Everything from the first line of the data below through the line that contains "var threatCount = 11;" should be written out exactly, please, and nothing more; the pictures stay out.

- **SOURCE EXCERPT**
^^^^

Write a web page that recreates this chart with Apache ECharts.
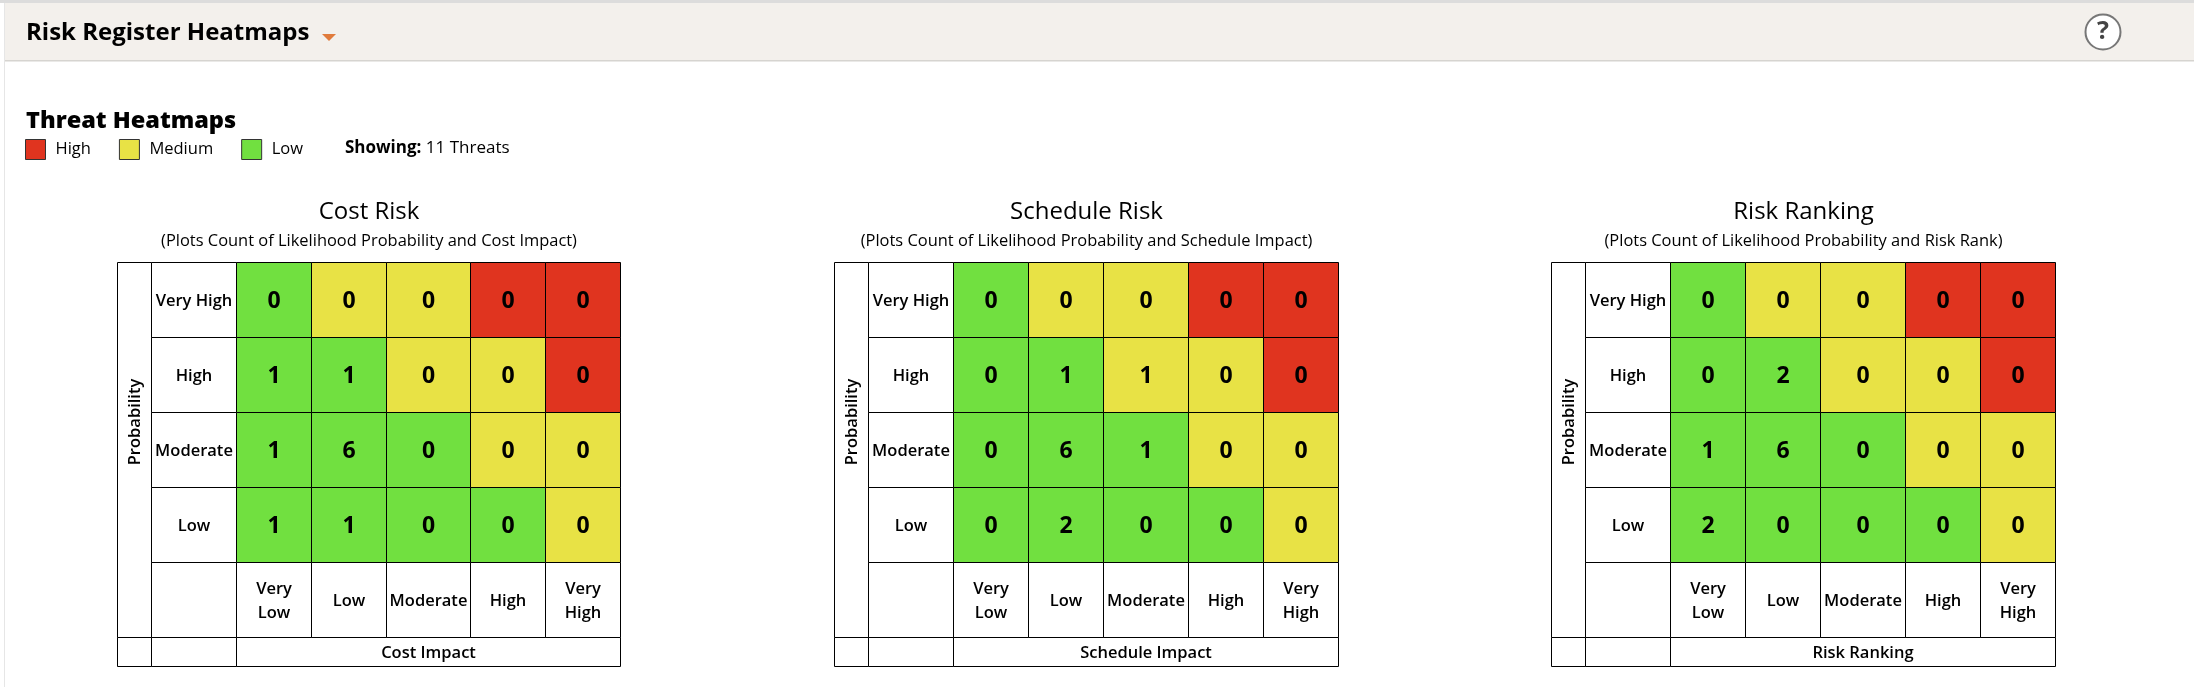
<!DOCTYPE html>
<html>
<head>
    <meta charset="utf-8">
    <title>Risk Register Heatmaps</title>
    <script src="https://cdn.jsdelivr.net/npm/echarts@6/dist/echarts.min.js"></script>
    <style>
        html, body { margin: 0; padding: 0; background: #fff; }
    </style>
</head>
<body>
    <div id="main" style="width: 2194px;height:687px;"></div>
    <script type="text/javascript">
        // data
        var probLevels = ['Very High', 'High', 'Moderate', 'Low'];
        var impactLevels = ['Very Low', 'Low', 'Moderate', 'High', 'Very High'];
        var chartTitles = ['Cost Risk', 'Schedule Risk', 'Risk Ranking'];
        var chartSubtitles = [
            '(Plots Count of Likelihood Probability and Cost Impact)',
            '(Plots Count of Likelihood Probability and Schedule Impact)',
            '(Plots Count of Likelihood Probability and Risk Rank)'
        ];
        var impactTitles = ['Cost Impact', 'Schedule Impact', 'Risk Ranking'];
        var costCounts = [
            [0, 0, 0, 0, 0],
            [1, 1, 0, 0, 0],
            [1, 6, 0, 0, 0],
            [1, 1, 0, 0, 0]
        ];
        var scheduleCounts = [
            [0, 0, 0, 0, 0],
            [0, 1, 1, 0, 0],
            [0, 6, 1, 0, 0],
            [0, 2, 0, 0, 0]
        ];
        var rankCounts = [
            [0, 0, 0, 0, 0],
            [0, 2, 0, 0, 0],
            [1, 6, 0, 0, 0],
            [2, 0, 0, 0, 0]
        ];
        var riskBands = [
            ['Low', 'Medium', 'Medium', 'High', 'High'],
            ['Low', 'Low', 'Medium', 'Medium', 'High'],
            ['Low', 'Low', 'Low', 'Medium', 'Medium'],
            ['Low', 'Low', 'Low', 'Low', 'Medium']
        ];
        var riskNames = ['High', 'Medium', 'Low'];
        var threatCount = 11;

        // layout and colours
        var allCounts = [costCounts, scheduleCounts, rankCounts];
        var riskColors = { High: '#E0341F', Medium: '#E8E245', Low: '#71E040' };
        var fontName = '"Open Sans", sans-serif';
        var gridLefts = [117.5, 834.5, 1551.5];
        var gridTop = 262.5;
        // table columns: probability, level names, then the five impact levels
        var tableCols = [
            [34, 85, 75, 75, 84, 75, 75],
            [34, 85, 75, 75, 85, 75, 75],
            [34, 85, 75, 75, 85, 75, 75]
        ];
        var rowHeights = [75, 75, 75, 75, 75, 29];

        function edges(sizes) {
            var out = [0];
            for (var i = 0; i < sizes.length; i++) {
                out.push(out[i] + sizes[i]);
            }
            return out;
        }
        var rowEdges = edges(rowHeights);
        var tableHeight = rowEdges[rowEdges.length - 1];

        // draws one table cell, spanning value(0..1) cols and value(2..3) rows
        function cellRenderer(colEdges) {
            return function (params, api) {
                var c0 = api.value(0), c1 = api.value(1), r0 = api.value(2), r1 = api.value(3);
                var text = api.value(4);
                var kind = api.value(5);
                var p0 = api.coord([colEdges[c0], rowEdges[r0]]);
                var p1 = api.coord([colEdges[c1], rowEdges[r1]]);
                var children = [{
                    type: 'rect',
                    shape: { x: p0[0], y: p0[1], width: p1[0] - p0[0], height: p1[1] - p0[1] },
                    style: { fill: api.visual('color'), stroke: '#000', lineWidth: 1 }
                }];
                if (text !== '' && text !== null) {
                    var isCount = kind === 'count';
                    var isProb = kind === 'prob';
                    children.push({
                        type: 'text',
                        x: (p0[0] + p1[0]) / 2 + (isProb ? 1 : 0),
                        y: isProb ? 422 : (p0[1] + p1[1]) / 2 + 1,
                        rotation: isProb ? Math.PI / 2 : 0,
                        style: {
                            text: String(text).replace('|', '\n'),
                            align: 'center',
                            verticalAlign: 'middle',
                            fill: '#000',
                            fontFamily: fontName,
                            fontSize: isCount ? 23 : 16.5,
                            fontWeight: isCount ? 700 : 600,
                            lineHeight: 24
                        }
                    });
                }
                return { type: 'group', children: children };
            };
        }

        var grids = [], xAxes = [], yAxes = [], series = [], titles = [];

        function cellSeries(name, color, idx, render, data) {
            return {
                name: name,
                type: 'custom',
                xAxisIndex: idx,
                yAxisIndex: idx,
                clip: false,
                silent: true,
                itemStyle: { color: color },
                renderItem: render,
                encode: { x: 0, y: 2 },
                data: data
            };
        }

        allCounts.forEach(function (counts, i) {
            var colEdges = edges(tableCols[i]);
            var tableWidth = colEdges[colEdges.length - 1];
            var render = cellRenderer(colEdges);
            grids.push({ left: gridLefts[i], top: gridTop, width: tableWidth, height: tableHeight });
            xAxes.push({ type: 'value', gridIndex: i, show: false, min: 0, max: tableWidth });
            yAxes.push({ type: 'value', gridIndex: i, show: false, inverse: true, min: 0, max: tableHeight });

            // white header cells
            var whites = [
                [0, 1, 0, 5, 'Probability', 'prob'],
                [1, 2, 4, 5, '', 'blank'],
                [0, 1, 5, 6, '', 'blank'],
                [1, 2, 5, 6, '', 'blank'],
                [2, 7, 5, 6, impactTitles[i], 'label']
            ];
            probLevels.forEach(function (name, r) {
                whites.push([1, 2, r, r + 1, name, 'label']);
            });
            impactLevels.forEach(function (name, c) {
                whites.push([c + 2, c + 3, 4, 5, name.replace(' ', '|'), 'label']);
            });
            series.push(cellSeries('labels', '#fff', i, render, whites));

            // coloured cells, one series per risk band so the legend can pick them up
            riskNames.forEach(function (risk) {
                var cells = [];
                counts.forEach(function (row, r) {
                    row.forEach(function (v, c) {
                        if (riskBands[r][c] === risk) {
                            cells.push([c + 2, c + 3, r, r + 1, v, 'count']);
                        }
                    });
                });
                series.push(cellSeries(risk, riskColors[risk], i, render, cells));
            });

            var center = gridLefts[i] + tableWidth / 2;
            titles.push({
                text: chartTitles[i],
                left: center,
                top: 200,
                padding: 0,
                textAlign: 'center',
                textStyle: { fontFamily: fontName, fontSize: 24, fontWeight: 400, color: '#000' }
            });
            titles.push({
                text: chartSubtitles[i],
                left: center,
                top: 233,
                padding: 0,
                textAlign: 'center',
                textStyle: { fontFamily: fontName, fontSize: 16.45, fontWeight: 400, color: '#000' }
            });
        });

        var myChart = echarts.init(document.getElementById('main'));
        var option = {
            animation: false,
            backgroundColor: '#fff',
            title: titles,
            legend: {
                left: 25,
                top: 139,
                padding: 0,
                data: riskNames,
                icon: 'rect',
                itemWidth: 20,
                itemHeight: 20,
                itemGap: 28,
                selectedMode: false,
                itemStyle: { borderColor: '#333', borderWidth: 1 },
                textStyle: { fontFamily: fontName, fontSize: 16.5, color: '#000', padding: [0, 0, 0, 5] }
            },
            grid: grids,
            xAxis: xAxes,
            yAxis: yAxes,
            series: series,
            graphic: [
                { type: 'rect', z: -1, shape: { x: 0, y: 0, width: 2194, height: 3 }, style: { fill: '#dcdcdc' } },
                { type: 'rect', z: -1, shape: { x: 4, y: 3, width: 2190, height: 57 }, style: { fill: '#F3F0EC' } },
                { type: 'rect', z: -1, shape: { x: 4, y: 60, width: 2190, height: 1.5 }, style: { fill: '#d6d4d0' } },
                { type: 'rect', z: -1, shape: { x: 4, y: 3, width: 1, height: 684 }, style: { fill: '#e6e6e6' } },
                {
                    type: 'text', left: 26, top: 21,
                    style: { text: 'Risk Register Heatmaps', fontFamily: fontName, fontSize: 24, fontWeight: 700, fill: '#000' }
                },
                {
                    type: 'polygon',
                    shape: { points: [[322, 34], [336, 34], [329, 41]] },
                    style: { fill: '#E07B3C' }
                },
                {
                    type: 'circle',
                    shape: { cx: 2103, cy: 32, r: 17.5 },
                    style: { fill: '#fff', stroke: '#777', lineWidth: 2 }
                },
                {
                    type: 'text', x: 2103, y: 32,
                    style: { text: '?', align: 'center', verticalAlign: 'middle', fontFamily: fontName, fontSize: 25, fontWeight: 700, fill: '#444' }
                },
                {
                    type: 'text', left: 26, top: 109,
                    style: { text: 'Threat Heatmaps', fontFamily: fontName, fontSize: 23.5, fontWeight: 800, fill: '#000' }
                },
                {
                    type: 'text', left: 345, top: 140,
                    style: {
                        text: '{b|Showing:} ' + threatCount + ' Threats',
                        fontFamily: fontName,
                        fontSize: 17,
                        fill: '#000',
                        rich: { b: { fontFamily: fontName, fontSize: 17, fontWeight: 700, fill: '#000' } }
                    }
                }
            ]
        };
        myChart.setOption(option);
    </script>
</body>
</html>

^^^^

- **FULL SOLUTION**
Write a web page that recreates this chart with Apache ECharts.
<!DOCTYPE html>
<html>
<head>
    <meta charset="utf-8">
    <title>Risk Register Heatmaps</title>
    <script src="https://cdn.jsdelivr.net/npm/echarts@6/dist/echarts.min.js"></script>
    <style>
        html, body { margin: 0; padding: 0; background: #fff; }
    </style>
</head>
<body>
    <div id="main" style="width: 2194px;height:687px;"></div>
    <script type="text/javascript">
        // data
        var probLevels = ['Very High', 'High', 'Moderate', 'Low'];
        var impactLevels = ['Very Low', 'Low', 'Moderate', 'High', 'Very High'];
        var chartTitles = ['Cost Risk', 'Schedule Risk', 'Risk Ranking'];
        var chartSubtitles = [
            '(Plots Count of Likelihood Probability and Cost Impact)',
            '(Plots Count of Likelihood Probability and Schedule Impact)',
            '(Plots Count of Likelihood Probability and Risk Rank)'
        ];
        var impactTitles = ['Cost Impact', 'Schedule Impact', 'Risk Ranking'];
        var costCounts = [
            [0, 0, 0, 0, 0],
            [1, 1, 0, 0, 0],
            [1, 6, 0, 0, 0],
            [1, 1, 0, 0, 0]
        ];
        var scheduleCounts = [
            [0, 0, 0, 0, 0],
            [0, 1, 1, 0, 0],
            [0, 6, 1, 0, 0],
            [0, 2, 0, 0, 0]
        ];
        var rankCounts = [
            [0, 0, 0, 0, 0],
            [0, 2, 0, 0, 0],
            [1, 6, 0, 0, 0],
            [2, 0, 0, 0, 0]
        ];
        var riskBands = [
            ['Low', 'Medium', 'Medium', 'High', 'High'],
            ['Low', 'Low', 'Medium', 'Medium', 'High'],
            ['Low', 'Low', 'Low', 'Medium', 'Medium'],
            ['Low', 'Low', 'Low', 'Low', 'Medium']
        ];
        var riskNames = ['High', 'Medium', 'Low'];
        var threatCount = 11;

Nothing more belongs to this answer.